3) Are there SHAD/OEM differences re moisture sealing designs — did you test water resistance?”
Rick’s Reply: UPDATE: The width of the bike with the SHAD SH36 cases installed is 107 cm. and the Adventure model with the stock Suzuki cases measures about 81 cm (~32″) across.
The Suzuki cases use a heavier and different type of plastic and mounting system and I think that accounts for the weight difference. Yes, the Suzuki cases are probably sturdier and that’s one of the things you get for the price difference.
I don’t know about the water resistance of the SHAD cases we put on the bike in the shop because it’s a brand-new bike that is for sale on the showroom floor.
But other SHAD cases we’ve reviewed over the years are fine, so I don’t anticipate any leakage problems.
SHAD owns its own factory and makes luggage for BMW and others, so they’re able to spread the development and overhead costs over a very large number of products, keeping prices low.
The Suzuki cases have been water resistant so far but I haven’t been out in a driving rainstorm for multiple hours (and don’t plan on it!).
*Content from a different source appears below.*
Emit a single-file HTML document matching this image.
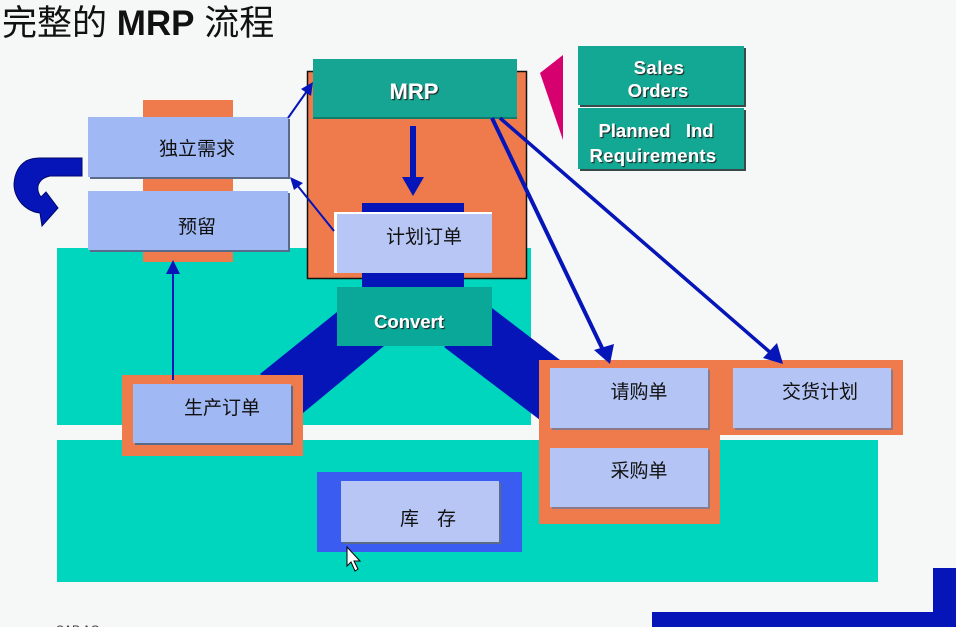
<!DOCTYPE html>
<html><head><meta charset="utf-8"><style>
html,body{margin:0;padding:0;background:#f6f7f7;}
svg{display:block;}
text{font-family:"Liberation Sans","Noto Sans CJK SC",sans-serif;}
</style></head><body>
<svg width="956" height="627" viewBox="0 0 956 627" xmlns="http://www.w3.org/2000/svg">
<defs>
<filter id="ts" x="-10%" y="-10%" width="130%" height="140%"><feDropShadow dx="1.2" dy="1.2" stdDeviation="0.3" flood-color="#222" flood-opacity="0.9"/></filter>
</defs>
<rect width="956" height="627" fill="#f6f7f7"/>
<!-- title -->
<text x="2" y="35" font-size="35" fill="#111">完整的 <tspan font-weight="bold">MRP</tspan> 流程</text>

<!-- teal bands -->
<rect x="57" y="248" width="474" height="177" fill="#00d5be"/>
<rect x="57" y="440" width="821" height="142" fill="#00d5be"/>

<!-- orange backing for left stack -->
<rect x="143" y="100" width="90" height="162" fill="#ef7b4c"/>
<!-- 独立需求 -->
<rect x="90" y="119" width="200" height="60" fill="#5a6b8a"/>
<rect x="88" y="117" width="200" height="60" fill="#a0b8f4"/>
<text x="197" y="155" font-size="19" fill="#111" text-anchor="middle">独立需求</text>
<!-- 预留 -->
<rect x="90" y="193" width="200" height="59" fill="#5a6b8a"/>
<rect x="88" y="191" width="200" height="59" fill="#a0b8f4"/>
<text x="197" y="233" font-size="19" fill="#111" text-anchor="middle">预留</text>

<!-- curved arrow -->
<path d="M82,158 L82,176 L50,176 Q40,178 38,186 Q37,192 41,197 L46,192 L58,208 L42,226 L40,213 Q30,212 22,204 Q14,195 14,184 Q15,168 26,161 Q32,158 40,158 Z" fill="#0515b8" stroke="#00086a" stroke-width="1"/>

<!-- blue trapezoid bands -->
<polygon points="337,312 384,346 303,413 260,374" fill="#0515b8"/>
<polygon points="492,308 560,360 540,420 444,347" fill="#0515b8"/>

<!-- MRP orange outer -->
<rect x="307.5" y="71.5" width="219" height="207" fill="#ef7b4c" stroke="#111" stroke-width="1.5"/>
<!-- MRP teal -->
<rect x="313" y="59" width="204" height="59" fill="#16a592"/>
<rect x="313" y="117" width="204" height="2" fill="#0e7d6e"/>
<text x="414" y="99" font-size="22" font-weight="bold" fill="#fff" text-anchor="middle" filter="url(#ts)">MRP</text>

<!-- down arrow -->
<rect x="410" y="126" width="6" height="54" fill="#0515b8"/>
<polygon points="402,177 424,177 413,196" fill="#0515b8"/>

<!-- blue bars -->
<rect x="362" y="203" width="102" height="10" fill="#0515b8"/>
<rect x="362" y="272" width="102" height="15" fill="#0515b8"/>
<!-- 计划订单 -->
<rect x="334" y="212" width="158" height="61" fill="#fff"/>
<rect x="337" y="214" width="155" height="59" fill="#b8c6f6"/>
<text x="424" y="243" font-size="19" fill="#111" text-anchor="middle">计划订单</text>

<!-- Convert -->
<rect x="337" y="287" width="155" height="59" fill="#0aa898"/>
<text x="409" y="328" font-size="18.5" font-weight="bold" fill="#fff" text-anchor="middle" filter="url(#ts)">Convert</text>

<!-- 生产订单 -->
<rect x="122" y="375" width="181" height="81" fill="#ef7b4c"/>
<rect x="135" y="386" width="158" height="59" fill="#5a6b8a"/>
<rect x="133" y="384" width="158" height="59" fill="#a0b8f4"/>
<text x="222" y="414" font-size="19" fill="#111" text-anchor="middle">生产订单</text>
<!-- arrow up -->
<rect x="172" y="272" width="2" height="108" fill="#0515b8"/>
<polygon points="166,274 180,274 173,260" fill="#0515b8"/>

<!-- 库存 -->
<rect x="317" y="472" width="205" height="80" fill="#3a5cf0"/>
<rect x="343" y="483" width="158" height="61" fill="#5a6b8a"/>
<rect x="341" y="481" width="158" height="61" fill="#b8c6f6"/>
<text x="400" y="525" font-size="19" fill="#111">库</text>
<text x="437" y="525" font-size="19" fill="#111">存</text>

<!-- right orange L -->
<rect x="539" y="360" width="364" height="75" fill="#ef7b4c"/>
<rect x="539" y="360" width="181" height="164" fill="#ef7b4c"/>
<rect x="552" y="370" width="158" height="60" fill="#8a7a8a"/>
<rect x="550" y="368" width="158" height="60" fill="#b4c4f4"/>
<text x="639" y="398" font-size="19" fill="#111" text-anchor="middle">请购单</text>
<rect x="735" y="370" width="158" height="60" fill="#8a7a8a"/>
<rect x="733" y="368" width="158" height="60" fill="#b4c4f4"/>
<text x="820" y="398" font-size="19" fill="#111" text-anchor="middle">交货计划</text>
<rect x="552" y="450" width="158" height="59" fill="#8a7a8a"/>
<rect x="550" y="448" width="158" height="59" fill="#b4c4f4"/>
<text x="639" y="477" font-size="19" fill="#111" text-anchor="middle">采购单</text>

<!-- long arrows from MRP -->
<line x1="492" y1="118" x2="603" y2="350" stroke="#0515b8" stroke-width="4"/>
<polygon points="594,350 614,344 610,364" fill="#0515b8"/>
<line x1="500" y1="118" x2="772" y2="354" stroke="#0515b8" stroke-width="3.5"/>
<polygon points="763,358 777,343 783,364" fill="#0515b8"/>

<!-- thin arrows to left boxes -->
<line x1="288" y1="118" x2="307" y2="91" stroke="#0515b8" stroke-width="2"/>
<polygon points="301,89 313,82 311,96" fill="#0515b8"/>
<line x1="334" y1="231" x2="297" y2="185" stroke="#0515b8" stroke-width="2"/>
<polygon points="290,177 303,183 294,190" fill="#0515b8"/>

<!-- magenta triangle -->
<polygon points="540,73 563,55 563,140" fill="#d6006f"/>

<!-- Sales Orders / Planned -->
<rect x="580" y="48" width="166" height="59" fill="#3a4a4a"/>
<rect x="578" y="46" width="166" height="59" fill="#12a893"/>
<text x="659" y="74" font-size="18.5" font-weight="bold" fill="#fff" text-anchor="middle" filter="url(#ts)" letter-spacing="0.5">Sales</text>
<text x="658" y="97" font-size="18.5" font-weight="bold" fill="#fff" text-anchor="middle" filter="url(#ts)">Orders</text>
<rect x="580" y="110" width="166" height="61" fill="#3a4a4a"/>
<rect x="578" y="108" width="166" height="61" fill="#12a893"/>
<text x="656" y="137" font-size="18.5" font-weight="bold" fill="#fff" text-anchor="middle" filter="url(#ts)" xml:space="preserve">Planned   Ind</text>
<text x="653" y="162" font-size="18.5" font-weight="bold" fill="#fff" text-anchor="middle" filter="url(#ts)" letter-spacing="0.3">Requirements</text>

<!-- bottom-right corner bars -->
<rect x="652" y="612" width="304" height="15" fill="#0515b8"/>
<rect x="933" y="568" width="23" height="59" fill="#0515b8"/>

<!-- cursor -->
<path d="M347,547 L347,566 L351,562 L355,571 L358,569 L354,561 L360,561 Z" fill="#fff" stroke="#000" stroke-width="1"/>

<!-- SAP AG fragment -->
<text x="56" y="634" font-size="12" fill="#333">SAP AG</text>
</svg>
</body></html>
I don’t anticipate any issues with leading in those either.
From “T.T.” (July 2014): “Is there an option to open and close the cases without having to use a key? Most of the time with my present cases I don’t bother locking them. It’s an unnecessary hassle.”
Rick’s Reply: Yes, I added this info to the body of the review. SHAD cases open without a key once they’re unlocked.